Redfin's analysis is based on Redfin Estimate data on median home values in U.S. zip codes with more than 10,000 occupied housing units in October 2020, compared with October 2019. The analysis excludes Manhattan zip codes in New York City due to insufficient data.
"Relative affordability is luring some buyers into certain wildfire-prone parts of California, but Paradise is not one of them," said Redfin chief economist Daryl Fairweather. "Much of the town was destroyed by the Camp fire two years ago, and the pandemic halted a return to normal life, including a pause on rebuilding the nearly 14,000 homes that were lost in the fire. Most of the properties for sale right now are empty lots where homes used to be. The devastation caused by past fires and the looming threat of future wildfires are causing buyers to look elsewhere."
The 44839 zip code in Sandusky, Ohio experienced the next-biggest drop, with values falling 9.3% year over year to $185,000 in October. Another Sandusky zip code, 44870--home to Cedar Point amusement park, which was closed until July due to the coronavirus pandemic--saw the sixth-biggest home-value drop in October, with values declining 5.8% year over year to $89,000.
Next comes the 97201 zip code in downtown Portland, Oregon, where police officers and protestors have been clashing for the last several months. Home values there fell 7.5% year over year to $427,000 in October.
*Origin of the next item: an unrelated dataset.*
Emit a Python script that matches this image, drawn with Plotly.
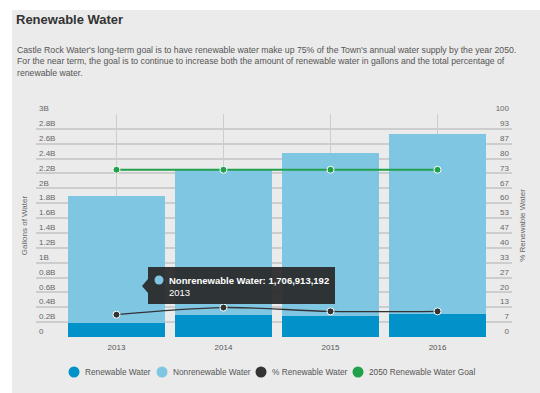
import plotly.graph_objects as go

# ---- data -------------------------------------------------------------
years = ["2013", "2014", "2015", "2016"]
renewable = [190_000_000, 296_000_000, 284_000_000, 315_000_000]
nonrenewable = [1_706_913_192, 1_951_000_000, 2_187_000_000, 2_416_000_000]
pct_renewable = [10.0, 13.2, 11.5, 11.5]
goal_2050 = [75, 75, 75, 75]

gallon_ticks = [i * 200_000_000 for i in range(16)]
gallon_labels = ["0", "0.2B", "0.4B", "0.6B", "0.8B", "1B", "1.2B", "1.4B",
                 "1.6B", "1.8B", "2B", "2.2B", "2.4B", "2.6B", "2.8B", "3B"]
pct_ticks = [i * 100 / 15 for i in range(16)]
pct_labels = ["0", "7", "13", "20", "27", "33", "40", "47", "53", "60",
              "67", "73", "80", "87", "93", "100"]

series_names = ["Renewable Water", "Nonrenewable Water", "% Renewable Water",
                "2050 Renewable Water Goal"]

# ---- styling ----------------------------------------------------------
W, H = 540, 393
PL, PR, PT, PB = 36, 512, 114, 337          # plot area in pixels
C_REN = "#0092c8"
C_NON = "#7fc6e3"
C_PCT = "#333333"
C_GOAL = "#22a04b"
PANEL = "#ebebeb"
TIP_BG = "rgba(40,40,40,0.93)"
FONT = "Liberation Sans, Arial, sans-serif"
GRID = "#cdcdcd"
colors = [C_REN, C_NON, C_PCT, C_GOAL]


def px_x(px):
    return (px - PL) / (PR - PL)


def px_y(py):
    return (PB - py) / (PB - PT)


fig = go.Figure()

fig.add_trace(go.Bar(x=years, y=renewable, name=series_names[0],
                     marker=dict(color=C_REN, line=dict(width=0))))
fig.add_trace(go.Bar(x=years, y=nonrenewable, name=series_names[1],
                     marker=dict(color=C_NON, line=dict(width=0))))
fig.add_trace(go.Scatter(x=years, y=pct_renewable, yaxis="y2",
                         name=series_names[2], mode="lines+markers",
                         line=dict(color=C_PCT, width=1.3, shape="spline"),
                         marker=dict(size=7, color=C_PCT,
                                     line=dict(color="white", width=1))))
fig.add_trace(go.Scatter(x=years, y=goal_2050, yaxis="y2",
                         name=series_names[3], mode="lines+markers",
                         line=dict(color=C_GOAL, width=2),
                         marker=dict(size=7, color=C_GOAL,
                                     line=dict(color="white", width=1))))

shapes = [
    # white page margin left of and above the grey panel
    dict(type="rect", xref="paper", yref="paper", layer="below",
         x0=px_x(0), x1=px_x(12), y0=px_y(H), y1=px_y(0),
         fillcolor="white", line=dict(width=0)),
    dict(type="rect", xref="paper", yref="paper", layer="below",
         x0=px_x(0), x1=px_x(W), y0=px_y(10), y1=px_y(0),
         fillcolor="white", line=dict(width=0)),
    # tooltip box and notch
    dict(type="rect", xref="paper", yref="paper", layer="above",
         x0=px_x(148), x1=px_x(335), y0=px_y(304), y1=px_y(267),
         fillcolor=TIP_BG, line=dict(width=0)),
    dict(type="path", xref="paper", yref="paper", layer="above",
         path="M %f %f L %f %f L %f %f Z" % (
             px_x(148), px_y(279), px_x(142), px_y(286),
             px_x(148), px_y(293)),
         fillcolor=TIP_BG, line=dict(width=0)),
    dict(type="circle", xref="paper", yref="paper", layer="above",
         x0=px_x(154.5), x1=px_x(163.5), y0=px_y(284.5), y1=px_y(275.5),
         fillcolor=C_NON, line=dict(width=0)),
]

annotations = [
    dict(xref="paper", yref="paper", x=px_x(15), y=px_y(43),
         xanchor="left", yanchor="top", align="left", showarrow=False,
         text=("Castle Rock Water's long-term goal is to have renewable water make up 75% of the Town's annual water supply by the year 2050.<br>"
               "For the near term, the goal is to continue to increase both the amount of renewable water in gallons and the total percentage of<br>"
               "renewable water."),
         font=dict(family=FONT, size=8.7, color="#555555")),
    # tooltip text for the 2013 nonrenewable bar
    dict(xref="paper", yref="paper", x=px_x(167), y=px_y(286.5),
         xanchor="left", yanchor="middle", align="left", showarrow=False,
         text="<b>%s: %s</b><br>%s" % (series_names[1],
                                       f"{nonrenewable[0]:,}", years[0]),
         font=dict(family=FONT, size=9.5, color="white")),
]

# legend row
legend_x = [74, 162, 261, 358]
for cx, name, col in zip(legend_x, series_names, colors):
    shapes.append(dict(type="circle", xref="paper", yref="paper",
                       x0=px_x(cx - 5.5), x1=px_x(cx + 5.5),
                       y0=px_y(372 + 5.5), y1=px_y(372 - 5.5),
                       fillcolor=col, line=dict(width=0)))
    annotations.append(dict(xref="paper", yref="paper", x=px_x(cx + 9),
                            y=px_y(372), xanchor="left", yanchor="middle",
                            showarrow=False, text=name,
                            font=dict(family=FONT, size=8.3, color="#555555")))

fig.update_layout(
    width=W, height=H,
    margin=dict(l=PL, r=W - PR, t=PT, b=H - PB, pad=0, autoexpand=False),
    paper_bgcolor=PANEL, plot_bgcolor="rgba(0,0,0,0)",
    font=dict(family=FONT, size=8, color="#666666"),
    barmode="stack", bargap=0.1, showlegend=False,
    title=dict(text="<b>Renewable Water</b>", xref="container", yref="container",
               x=16 / W, y=1 - 19 / H, xanchor="left", yanchor="middle",
               font=dict(family=FONT, size=13, color="#333333")),
    xaxis=dict(type="category", range=[-0.752, 3.696], showgrid=True,
               gridcolor=GRID, gridwidth=1, showline=False, zeroline=False,
               ticks="", ticklabelstandoff=4,
               tickfont=dict(size=8, color="#555555")),
    yaxis=dict(range=[0, 3e9], tickvals=gallon_ticks, ticktext=gallon_labels,
               showgrid=True, gridcolor=GRID, gridwidth=1.5, zeroline=False,
               ticklabelposition="inside top", ticklabeloverflow="allow",
               ticks="", tickfont=dict(size=8, color="#666666"),
               title=dict(text="Gallons of Water", standoff=10,
                          font=dict(size=8, color="#666666"))),
    yaxis2=dict(range=[0, 100], tickvals=pct_ticks, ticktext=pct_labels,
                overlaying="y", side="right", showgrid=False, zeroline=False,
                ticklabelposition="inside top", ticklabeloverflow="allow",
                ticks="", tickfont=dict(size=8, color="#666666"),
                title=dict(text="% Renewable Water", standoff=10,
                           font=dict(size=8, color="#666666"))),
    shapes=shapes, annotations=annotations,
    hovermode=False,
)

fig.write_html("out.html")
"Peaceful and violent protests have persisted in downtown Portland since the beginning of the summer, and they've been disruptive to people living in the area and driven homebuyers to other parts of the city," said Portland Redfin agent Nicole Arnold. "The civil unrest combined with empty office buildings, closed restaurants and remote workers' desire for large homes with a lot of outdoor space have caused home values to decline in the heart of downtown, where homes are relatively small and expensive."
Six of the 15 zip codes where home values have dropped most are in Brooklyn or Queens, with values dropping 4.8% year over year to $493,000 in Forest Hills and 4.4% year over year to $823,000 in Bedford-Stuyvesant/Crown Heights.
Declining home values in parts of New York City come as the coronavirus pandemic drives many remote workers out of densely populated neighborhoods and into more suburban and rural areas where they can find more spacious homes for less money.
"I've helped a few clients sell apartments in Queens to move to different areas because they're either working from home full time or only have to commute into the city once a week," said New York Redfin agent Martin Freiman. "A few people have moved upstate, and others moved to Florida and Pennsylvania, where they can find single-family homes with outdoor space for less money. Some of them were considering leaving the city for a slower pace of life even before the pandemic, and it pushed them to make a decision. Sellers are still adjusting to the new market, where homes are selling for a bit less than they used to."
"But I'm starting to see buyers regain interest in the city with the election behind us and promising vaccine news," Freiman continued. "Young people who want to be close to the action once the city reopens and empty nesters who are downsizing are taking another look at urban life."
The 11355 zip code in Flushing, Queens, where home values dropped 4.2% year over year to roughly $642,000, is home to Flushing Chinatown. Travel restrictions from China to the U.S. due to the coronavirus, along with difficulty securing loans for Chinese buyers, is one reason for falling home values in that area.
Home values also dropped in part of downtown San Francisco, where many remote tech workers have left the city, and parts of Waikiki and the Las Vegas Strip, tourist destinations that have fallen off in popularity due to the pandemic.
The home-value declines in certain parts of the country come while values rise in most of the U.S. as the pandemic fuels Americans' desire to move.